Note, however, that removing a *filter* from a stream still doesn't
clean up any threads. The problem is that because of the output paths
potentially being created dynamically it's unclear if the writer
thread will still be needed in the future. We could add clean writers
up with timeouts, but that doesn't sound great either. So for now, the
only way to sure clean up logging threads is to remove the entire
stream.
Also note that cleanup doesn't work with input threads yet, which
don't seem to terminate (at least in the case I tried).
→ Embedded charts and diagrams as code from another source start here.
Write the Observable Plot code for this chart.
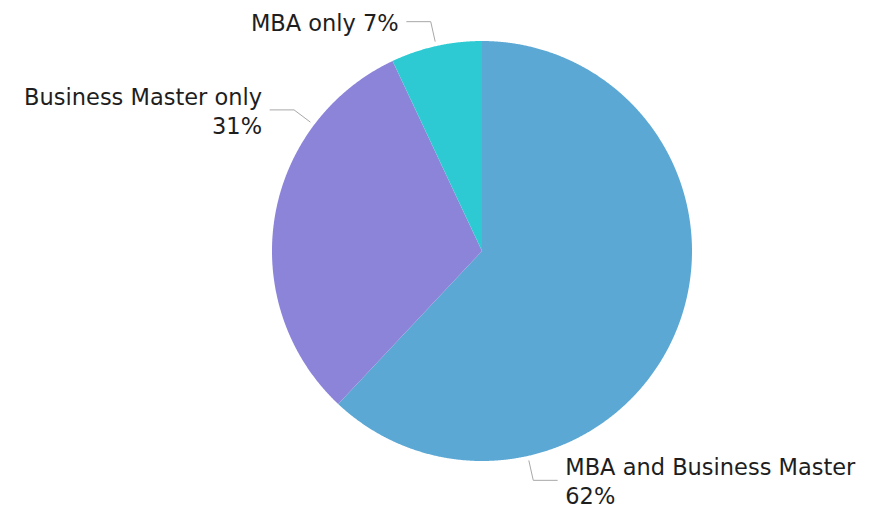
<!DOCTYPE html>
<html><head><meta charset="utf-8">
<script src="https://cdn.jsdelivr.net/npm/d3@7"></script>
<script src="https://cdn.jsdelivr.net/npm/@observablehq/plot@0.6"></script>
<style>body{margin:0;background:#fff}</style>
</head><body><div id="chart"></div>
<script>
// ---- data ----
const categories = ["MBA and Business Master", "Business Master only", "MBA only"];
const shares = [62, 31, 7];
const colors = ["#5ba8d5", "#8b84d8", "#2ecad3"];

// ---- layout ----
const W = 879, H = 505, CX = 481.5, CY = 250.5, R = 210;
const labelFrac = [0.75, 0.75, 0.5]; // where along each slice the leader attaches

const data = categories.map((c, i) => ({category: c, share: shares[i]}));
const arcs = d3.pie().sort(null).value(d => d.share)(data);
const polar = (r, a) => ({x: r * Math.sin(a), y: r * Math.cos(a)});

const slicePts = arcs.flatMap(a => {
  const n = Math.max(2, Math.ceil((a.endAngle - a.startAngle) / (Math.PI / 720)));
  const pts = [{category: a.data.category, x: 0, y: 0}];
  for (let k = 0; k <= n; k++) {
    const t = a.startAngle + (a.endAngle - a.startAngle) * k / n;
    pts.push({category: a.data.category, ...polar(1, t)});
  }
  return pts;
});

const leaders = [], labels = [];
arcs.forEach((a, i) => {
  const t = a.startAngle + (a.endAngle - a.startAngle) * labelFrac[i];
  const p1 = polar(215 / R, t), p2 = polar(235 / R, t);
  const side = Math.sin(t) >= 0 ? 1 : -1;
  leaders.push({id: i, ...p1}, {id: i, ...p2}, {id: i, x: p2.x + side * 24 / R, y: p2.y});
  const name = a.data.category;
  labels.push({
    x: p2.x + side * 32 / R, y: p2.y, side,
    text: name + (name.length > 12 ? "\n" : " ") + a.data.share + "%"
  });
});

const chart = Plot.plot({
  width: W, height: H,
  marginTop: 0, marginRight: 0, marginBottom: 0, marginLeft: 0,
  style: {fontFamily: "DejaVu Sans", background: "#fff"},
  x: {domain: [-CX / R, (W - CX) / R], range: [0, W], axis: null},
  y: {domain: [-(H - CY) / R, CY / R], range: [H, 0], axis: null},
  color: {domain: categories, range: colors},
  marks: [
    Plot.line(slicePts, {x: "x", y: "y", z: "category", fill: "category", stroke: "none"}),
    Plot.line(leaders, {x: "x", y: "y", z: "id", stroke: "#a8a8a8", strokeWidth: 1}),
    Plot.text(labels.filter(d => d.side > 0), {x: "x", y: "y", text: "text", textAnchor: "start", lineAnchor: "middle", lineHeight: 1.3, fontSize: 22.5, fill: "#1e1e1e"}),
    Plot.text(labels.filter(d => d.side < 0), {x: "x", y: "y", text: "text", textAnchor: "end", lineAnchor: "middle", lineHeight: 1.3, fontSize: 22.5, fill: "#1e1e1e"})
  ]
});
document.getElementById("chart").append(chart);
</script>
</body></html>
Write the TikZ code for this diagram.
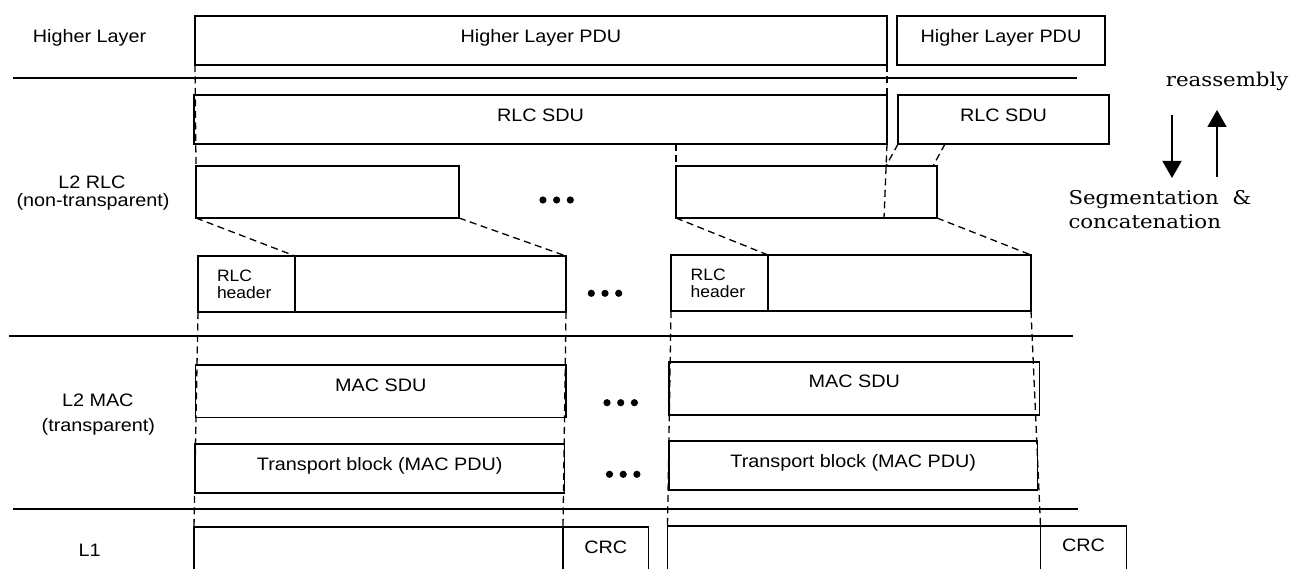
\documentclass[tikz,border=0pt]{standalone}
\usepackage{fontspec}
\setmainfont{Liberation Sans}
\newfontfamily\serifr{DejaVu Serif}
\usetikzlibrary{arrows.meta}
\newcommand\sxx[2]{\scalebox{#1}[1]{#2}}
\begin{document}
\begin{tikzpicture}[x=1pt,y=-1pt,
  box/.style={draw, line width=1.8pt, anchor=north west, inner sep=0pt, outer sep=0pt},
  sep/.style={line width=1.7pt},
  dsh/.style={line width=1.3pt, dash pattern=on 7pt off 4.5pt},
  lbl/.style={anchor=base, inner sep=0pt, font=\fontsize{18}{20}\selectfont},
  sml/.style={anchor=base west, inner sep=0pt, font=\fontsize{16.5}{18}\selectfont},
  rtx/.style={anchor=base west, inner sep=0pt, font=\serifr\fontsize{19}{22}\selectfont},
  arr/.style={line width=1.7pt, -{Triangle[width=19pt,length=17pt]}}
]
\useasboundingbox (0,0) rectangle (1289,569);

% layer separators
\draw[sep] (13,78) -- (1077,78);
\draw[sep] (9,336) -- (1073,336);
\draw[sep] (13,509) -- (1077.5,509);

% layer labels
\node[lbl] (tHL) at (89.5,43) {\sxx{1.1}{Higher Layer}};
\node[lbl] (tRLC1) at (92,188.3) {\sxx{1.1}{L2 RLC}};
\node[lbl] (tRLC2) at (93,206.7) {\sxx{1.1}{(non-transparent)}};
\node[lbl] (tMAC1) at (97.8,406) {\sxx{1.1}{L2 MAC}};
\node[lbl] (tMAC2) at (98.4,431.7) {\sxx{1.1}{(transparent)}};
\node[lbl] (tL1) at (89.7,556) {\sxx{1.1}{L1}};

% boxes
\node[box, minimum width=692pt, minimum height=49pt] (hlA) at (195,16) {};
\node[box, minimum width=208pt, minimum height=49pt] (hlB) at (897,16) {};
\node[box, minimum width=693pt, minimum height=49pt] (sduA) at (194,95) {};
\node[box, minimum width=211pt, minimum height=49pt] (sduB) at (898,95) {};
\node[box, minimum width=263pt, minimum height=52pt] (segA) at (196,166) {};
\node[box, minimum width=261pt, minimum height=52pt] (segB) at (676,166) {};
\node[box, minimum width=97pt, minimum height=56pt] (hdrA) at (198,256) {};
\node[box, minimum width=271pt, minimum height=56pt] (datA) at (295,256) {};
\node[box, minimum width=97pt, minimum height=56pt] (hdrB) at (671,255) {};
\node[box, minimum width=263pt, minimum height=56pt] (datB) at (768,255) {};
\node[box, minimum width=370.5pt, minimum height=52.5pt] (macA) at (195.5,365) {};
\node[box, minimum width=370.5pt, minimum height=53pt] (macB) at (669,362) {};
\node[box, minimum width=369.5pt, minimum height=49pt] (tbA) at (195,444) {};
\node[box, minimum width=368.5pt, minimum height=49pt] (tbB) at (669,441) {};

% L1 blocks (open at the bottom edge)
\coordinate (l1A) at (194,527);
\coordinate (crcA) at (563,527);
\coordinate (endA) at (648.5,527);
\coordinate (l1B) at (667.5,526);
\coordinate (crcB) at (1040.5,526);
\coordinate (endB) at (1126.5,526);
\draw[line width=1.8pt] (l1A |- 0,569) -- (l1A) -- (endA) -- (endA |- 0,569);
\draw[line width=1.8pt] (crcA) -- (crcA |- 0,569);
\draw[line width=1.8pt] (l1B |- 0,569) -- (l1B) -- (endB) -- (endB |- 0,569);
\draw[line width=1.8pt] (crcB) -- (crcB |- 0,569);

% box texts
\node[lbl] (xhlA) at (hlA.center |- 0,42.3) {\sxx{1.1}{Higher Layer PDU}};
\node[lbl] (xhlB) at (hlB.center |- 0,42.3) {\sxx{1.1}{Higher Layer PDU}};
\node[lbl] (xsduA) at (sduA.center |- 0,121.5) {\sxx{1.1}{RLC SDU}};
\node[lbl] (xsduB) at (sduB.center |- 0,121.2) {\sxx{1.1}{RLC SDU}};
\node[sml] (xhA1) at (216.8,281.5) {\sxx{1.06}{RLC}};
\node[sml] (xhA2) at (216.8,298.2) {\sxx{1.06}{header}};
\node[sml] (xhB1) at (690.5,280.3) {\sxx{1.06}{RLC}};
\node[sml] (xhB2) at (690.5,297.7) {\sxx{1.06}{header}};
\node[lbl] (xmacA) at (macA.center |- 0,391) {\sxx{1.1}{MAC SDU}};
\node[lbl] (xmacB) at (macB.center |- 0,387.7) {\sxx{1.1}{MAC SDU}};
\node[lbl] (xtbA) at (tbA.center |- 0,470) {\sxx{1.1}{Transport block (MAC PDU)}};
\node[lbl] (xtbB) at (tbB.center |- 0,467.3) {\sxx{1.1}{Transport block (MAC PDU)}};
\node[lbl] (xcrcA) at (605.7,553.3) {\sxx{1.1}{CRC}};
\node[lbl] (xcrcB) at (1083.5,551) {\sxx{1.1}{CRC}};

% ellipses
\foreach \cx/\cy in {556.6/200, 605/293.3, 620.7/402.7, 623.2/474.3}{
  \foreach \dx in {-13.7,0,13.7}{
    \fill ({\cx+\dx},\cy) circle (3.6pt);
  }
}

% dashed mapping lines
\coordinate (sA) at (884,218);
\coordinate (pB1) at (886,166);
\coordinate (qB0) at (945,144);
\coordinate (qB1) at (933,166);
\draw[dsh] (hlA.south west) -- (segA.north west);
\draw[dsh] (hlA.south east) -- (sduA.north east);
\draw[dsh] (sduA.south east) -- (sA);
\draw[dsh] (segB.north west |- sduA.south) -- (segB.north west);
\draw[dsh] (sduB.south west) -- (pB1);
\draw[dsh] (qB0) -- (qB1);
\draw[dsh] (segA.south west) -- (hdrA.north east);
\draw[dsh] (segA.south east) -- (datA.north east);
\draw[dsh] (segB.south west) -- (hdrB.north east);
\draw[dsh] (segB.south east) -- (datB.north east);
\draw[dsh] (hdrA.south west) -- (l1A);
\draw[dsh] (datA.south east) -- (crcA);
\draw[dsh] (hdrB.south west) -- (l1B);
\draw[dsh] (datB.south east) -- (crcB);

% segmentation / reassembly
\coordinate (dn0) at (1172,115);
\coordinate (dn1) at (1172,178);
\coordinate (up0) at (1217,177);
\coordinate (up1) at (1217,110);
\draw[arr] (dn0) -- (dn1);
\draw[arr] (up0) -- (up1);
\node[rtx] (tre) at (1165.7,86.7) {\sxx{1.12}{reassembly}};
\node[rtx] (tseg) at (1068.3,205) {\sxx{1.12}{Segmentation\ \ \&}};
\node[rtx] (tcon) at (1068.3,228.3) {\sxx{1.12}{concatenation}};
\end{tikzpicture}
\end{document}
- 'when' statements were problematic when used in a function/event/hook
that had local variables with an assigned function value. This was
because 'when' blocks operate on a clone of the frame and the cloning
process serializes locals and the serialization of functions had an
infinite cycle in it (ID -> BroFunc -> ID -> BroFunc ...). The ID
was only used for the function name and type information, so
refactoring Func and subclasses to depend on those two things instead
fixes the issue.
- 'return when' blocks, specifically, didn't work whenever execution
of the containing function's body does another function call before
reaching the 'return when' block, because of an assertion. This was
was due to logic in CallExpr::Eval always clearing the CallExpr
associated with the Frame after doing the call, instead of restoring
any previous CallExpr, which the code in Trigger::Eval expected to
have available.
- An assert could be reached when the condition of a 'when' statement
depended on checking the value of global state variables. The assert
in Trigger::QueueTrigger that checks that the Trigger isn't disabled
would get hit because Trigger::Eval/Timeout disable themselves after
running, but don't unregister themselves from the NotifierRegistry,
which keeps calling QueueTrigger for every state access of the global.